Convergent Thinking

The process of figuring out a concrete solution to any problem is called Convergent Thinking. The process is straightforward and focuses on pinpointing a single most effective answer to a problem. Figuring out the solution to a problem is its only goal, and emphasizes on

  • Speed
  • Accuracy
  • Logic


Convergent thinking doesn’t always involve seeking out new procedures to solve the problem; rather it focuses on finding the best solution for a problem by hook or crook. Methods involved in convergent thinking also involve recognizing the previously tried out techniques and reapplying them along with the readily stored information. This method of checking out the archives is most effective when the situation is pre-existent, and the solution only needs to be worked out through decision making strategies.

Convergent thinking is the tool, also used in creative problem solving. The process is linked to knowledge, as manipulation of existing knowledge through various standard procedures is what leads to the formation of solutions. Knowledge, being the source of ideas, creates a map for solutions and separates criteria of uniqueness and efficiency. Thus, knowledge is an important aspect of creativity.

Relation with Divergent Thinking

Divergent thinking takes place in a free-flowing manner and is spontaneous, which results in multiple possible solutions in short amount of time. This procedure is unorganized and yields unexpected connections. The information and ideas obtained as a result of divergent thinking can be structured using convergent thinking to produce a single most effective answer.

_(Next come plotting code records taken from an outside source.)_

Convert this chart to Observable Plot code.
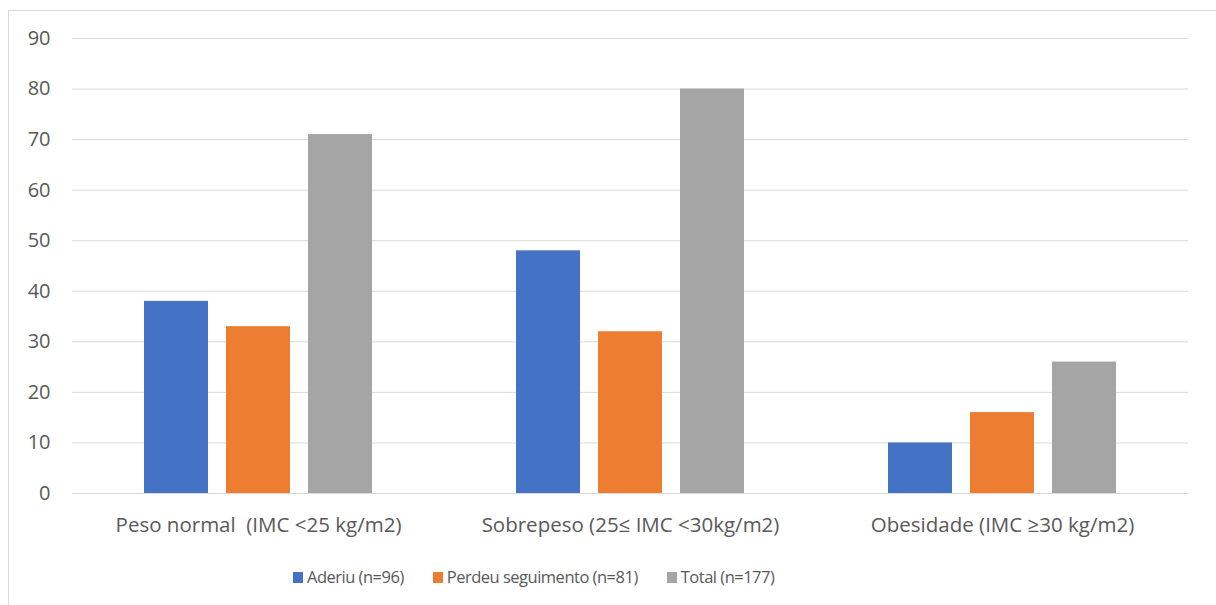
<!DOCTYPE html>
<html>
<head>
<meta charset="utf-8">
<script src="https://cdn.jsdelivr.net/npm/d3@7"></script>
<script src="https://cdn.jsdelivr.net/npm/@observablehq/plot@0.6"></script>
<style>
  html, body { margin: 0; padding: 0; background: #fff; }
  body { width: 1216px; height: 605px; position: relative; overflow: hidden;
         font-family: "Open Sans", "Noto Sans", sans-serif; color: #595959; }
  #frame { position: absolute; left: 8px; top: 10px; width: 1220px; height: 610px;
           border: 1px solid #d9d9d9; box-sizing: border-box; pointer-events: none; }
  #chart { position: absolute; left: 0; top: 0; }
  #chart g[aria-label="y-axis tick label"] text { font-size: 20px; }
  #legend { position: absolute; top: 565px; left: 293px; display: flex; gap: 29px;
            font-size: 16.5px; letter-spacing: -0.5px; line-height: 24px; }
  #legend .item { display: flex; align-items: center; gap: 4px; }
  #legend .sw { width: 10px; height: 11px; display: inline-block; }
</style>
</head>
<body>
<div id="chart"></div>
<div id="legend"></div>
<div id="frame"></div>
<script>
// BMI categories and counts per group
const categories = ["Peso normal  (IMC <25 kg/m2)", "Sobrepeso (25≤ IMC <30kg/m2)", "Obesidade (IMC ≥30 kg/m2)"];
const series = ["Aderiu (n=96)", "Perdeu seguimento (n=81)", "Total (n=177)"];
const aderiu = [38, 48, 10];
const perdeu = [33, 32, 16];
const total = [71, 80, 26];
const colors = ["#4472C4", "#ED7D31", "#A5A5A5"];
const yTicks = [0, 10, 20, 30, 40, 50, 60, 70, 80, 90];

const seriesValues = [aderiu, perdeu, total];
const data = [];
categories.forEach((c, i) => {
  series.forEach((s, j) => data.push({cat: c, series: s, value: seriesValues[j][i]}));
});

const chart = Plot.plot({
  width: 1216,
  height: 545,
  marginLeft: 72,
  marginRight: 28,
  marginTop: 38,
  marginBottom: 52,
  style: {fontFamily: "'Open Sans', 'Noto Sans', sans-serif", fontSize: "20.5px", color: "#595959", background: "transparent"},
  fx: {domain: categories, padding: 0, label: null},
  x: {domain: series, axis: null, paddingInner: 0.224, paddingOuter: 0.866},
  y: {domain: [0, 90], label: null},
  color: {domain: series, range: colors},
  marks: [
    Plot.gridY(yTicks, {stroke: "#d9d9d9", strokeOpacity: 1, strokeWidth: 1}),
    Plot.axisY({ticks: yTicks, tickSize: 0, tickPadding: 22, label: null, fill: "#595959", fontSize: 20}),
    Plot.axisFx({anchor: "bottom", tickSize: 0, tickPadding: 24, label: null, fill: "#595959"}),
    Plot.barY(data, {fx: "cat", x: "series", y: "value", fill: "series"})
  ]
});
document.getElementById("chart").appendChild(chart);

// Legend
const legend = document.getElementById("legend");
series.forEach((s, i) => {
  const item = document.createElement("div");
  item.className = "item";
  const sw = document.createElement("span");
  sw.className = "sw";
  sw.style.background = colors[i];
  const label = document.createElement("span");
  label.textContent = s;
  item.appendChild(sw);
  item.appendChild(label);
  legend.appendChild(item);
});
</script>
</body>
</html>
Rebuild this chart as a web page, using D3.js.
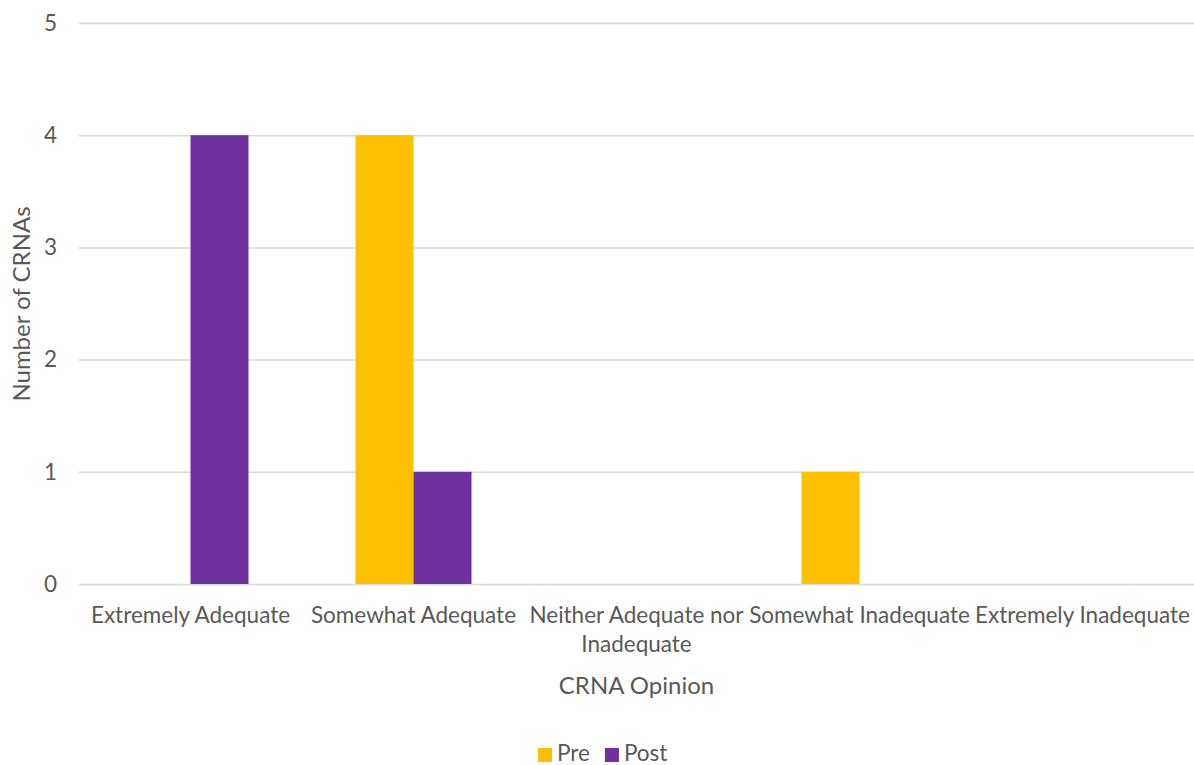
<!DOCTYPE html>
<html>
<head>
<meta charset="utf-8">
<script src="https://cdn.jsdelivr.net/npm/d3@7"></script>
<style>
  html, body { margin: 0; padding: 0; background: #fff; }
  svg { display: block; font-family: Lato, "Open Sans", sans-serif; }
</style>
</head>
<body>
<svg id="chart" width="1194" height="765"></svg>
<script>
// Survey responses: CRNA opinion before and after
const categories = [
  "Extremely Adequate",
  "Somewhat Adequate",
  "Neither Adequate nor Inadequate",
  "Somewhat Inadequate",
  "Extremely Inadequate"
];
const seriesNames = ["Pre", "Post"];
const preValues = [0, 4, 0, 1, 0];
const postValues = [4, 1, 0, 0, 0];
const yTicks = [0, 1, 2, 3, 4, 5];
const colors = { Pre: "#FFC000", Post: "#7030A0" };

const textColor = "#595959";
const fontSize = 22.5;
const svg = d3.select("#chart");
const margin = { left: 79, right: 0, top: 23, bottom: 181 };
const width = 1194, height = 765;

const x0 = d3.scaleBand().domain(categories).range([margin.left, width - margin.right]).padding(0);
const step = x0.bandwidth();
const cluster = step * 0.52;
const x1 = d3.scaleBand().domain(seriesNames).range([(step - cluster) / 2, (step + cluster) / 2]).padding(0);
const y = d3.scaleLinear().domain([0, 5]).range([height - margin.bottom, margin.top]);

// gridlines + y tick labels
const yAxis = d3.axisLeft(y).tickValues(yTicks).tickSize(-(width - margin.left - margin.right)).tickPadding(22).tickFormat(d3.format("d"));
const gy = svg.append("g").attr("transform", `translate(${margin.left},0)`).call(yAxis);
gy.select(".domain").remove();
gy.selectAll(".tick line").attr("stroke", "#D9D9D9").attr("stroke-width", 1.5);
gy.selectAll(".tick text").attr("fill", textColor).attr("font-size", fontSize).attr("font-family", "Lato, sans-serif");

// bars
const rows = categories.map((c, i) => ({ category: c, values: [
  { key: "Pre", value: preValues[i] },
  { key: "Post", value: postValues[i] }
]}));
const groups = svg.append("g").selectAll("g").data(rows).join("g")
  .attr("transform", d => `translate(${x0(d.category)},0)`);
groups.selectAll("rect").data(d => d.values.filter(v => v.value > 0)).join("rect")
  .attr("x", d => x1(d.key))
  .attr("y", d => y(d.value))
  .attr("width", x1.bandwidth())
  .attr("height", d => y(0) - y(d.value))
  .attr("fill", d => colors[d.key]);

// category labels, wrapped to the band width
const labelG = svg.append("g").attr("fill", textColor).attr("font-size", fontSize).attr("text-anchor", "middle");
categories.forEach(c => {
  const cx = x0(c) + step / 2;
  const t = labelG.append("text").attr("x", cx).attr("y", 623);
  const words = c.split(" ");
  let line = [];
  let tspan = t.append("tspan").attr("x", cx).attr("dy", 0);
  words.forEach(w => {
    line.push(w);
    tspan.text(line.join(" "));
    if (tspan.node().getComputedTextLength() > step - 2 && line.length > 1) {
      line.pop();
      tspan.text(line.join(" "));
      line = [w];
      tspan = t.append("tspan").attr("x", cx).attr("dy", 29).text(w);
    }
  });
});

// axis titles
svg.append("text").attr("x", (margin.left + width) / 2).attr("y", 694)
  .attr("text-anchor", "middle").attr("fill", textColor).attr("font-size", 24).text("CRNA Opinion");
svg.append("text").attr("transform", "translate(30,304) rotate(-90)")
  .attr("text-anchor", "middle").attr("fill", textColor).attr("font-size", 24).text("Number of CRNAs");

// legend
const legend = svg.append("g").attr("transform", "translate(538,0)");
let lx = 0;
seriesNames.forEach(s => {
  legend.append("rect").attr("x", lx).attr("y", 748).attr("width", 14).attr("height", 14).attr("fill", colors[s]);
  const t = legend.append("text").attr("x", lx + 19).attr("y", 761).attr("fill", textColor).attr("font-size", fontSize).text(s);
  lx += 19 + t.node().getComputedTextLength() + 15;
});
</script>
</body>
</html>
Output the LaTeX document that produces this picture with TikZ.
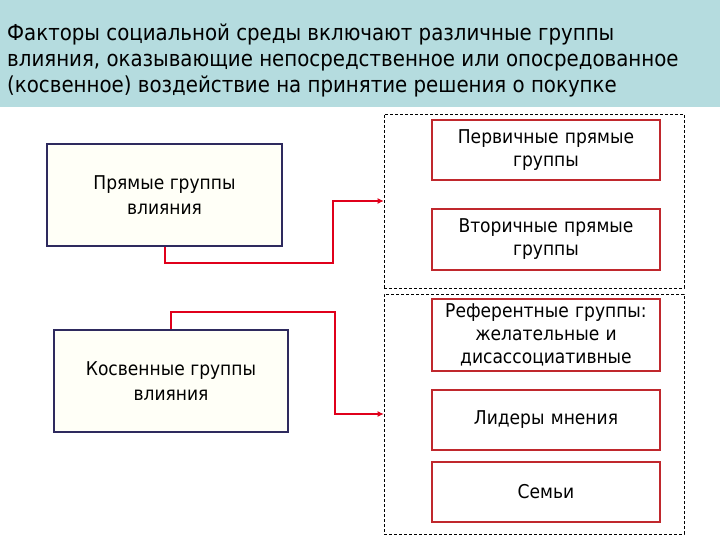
\documentclass[tikz,border=0pt]{standalone}
\usepackage{fontspec}
\setmainfont{DejaVu Sans Condensed}
\usetikzlibrary{arrows.meta}
\definecolor{band}{HTML}{B5DCDF}
\definecolor{navy}{HTML}{2E2A5E}
\definecolor{dred}{HTML}{C0282D}
\definecolor{cred}{HTML}{E0001B}
\definecolor{cream}{HTML}{FFFFF7}
\tikzset{
  leftbox/.style={draw=navy, line width=2pt, fill=cream, align=center, inner sep=0pt,
    font=\fontsize{19}{25}\selectfont},
  groupbox/.style={draw=black, line width=0.6pt, dash pattern=on 3pt off 2pt, fill=white, inner sep=0pt},
  itembox/.style={draw=dred, line width=2pt, fill=white, align=center, inner sep=0pt,
    minimum width=228pt, text width=224pt, font=\fontsize{19}{23}\selectfont},
  conn/.style={draw=cred, line width=2pt, -{Latex[length=6pt,width=6pt]}}
}
\begin{document}
\begin{tikzpicture}[x=1pt,y=-1pt]
\useasboundingbox (0,0) rectangle (720,540);
\fill[band] (0,0) rectangle (720,107);
\node[anchor=north west, align=left, inner sep=0pt, font=\fontsize{22}{26}\selectfont] (title) at (7,24)
  {Факторы социальной среды включают различные группы\\
   влияния, оказывающие непосредственное или опосредованное\\
   (косвенное) воздействие на принятие решения о покупке};
\node[leftbox, minimum width=235pt, minimum height=101pt] (b1) at (164.5,195) {Прямые группы\\влияния};
\node[leftbox, minimum width=234pt, minimum height=102pt] (b2) at (171,381) {Косвенные группы\\влияния};
\node[groupbox, minimum width=300pt, minimum height=174pt] (d1) at (534,201) {};
\node[groupbox, minimum width=300pt, minimum height=240pt] (d2) at (534,414) {};
\node[itembox, minimum height=60pt] (r1) at (546,150) {Первичные прямые\\группы};
\node[itembox, minimum height=61pt] (r2) at (546,239.5) {Вторичные прямые\\группы};
\node[itembox, minimum height=72pt] (r3) at (546,335) {Референтные группы:\\желательные и\\дисассоциативные};
\node[itembox, minimum height=60pt] (r4) at (546,420) {Лидеры мнения};
\node[itembox, minimum height=60pt] (r5) at (546,492) {Семьи};
\draw[conn] (b1.south) |- (333,263) |- (d1.west);
\draw[conn] (b2.north) |- (335,312) |- (d2.west);
\end{tikzpicture}
\end{document}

For instance, processes like brainstorming, creative thinking and free writing are parts of divergent thinking applied at the beginning of a problem solving process. Various solutions produced by the method can be used to sort out the best possible answer thereafter. Most popular techniques used in convergent thinking are knowledge, probabilities, logic, decision making strategies, and answers evaluated from multiple techniques are individually analyzed to figure out the best possible solution.

Examples

1. Variety of tests, such as multiple choice tests, standardized tests, quizzes, spelling tests and similar other tests require convergent thinking, because only one answer can be 100% correct.

2. A slightly extreme example would be: A person is either sick or healthy. Or, a medical student can be either a doctor or nothing.  

Advantages

  • Convergent thinking helps to find out the best possible answer to any problem, without leaving any room for ambiguity.
  • The solutions derived by using convergent thinking process are the most accurate ones most of the time.

Disadvantages

  • The answer procured by such type of thinking is either completely right or 100% wrong, which might not always be the best possible way to go about. For instance, a convergent thinker might either consider himself as sick or healthy with no in-betweens.
  • It doesn't consider minority arguments.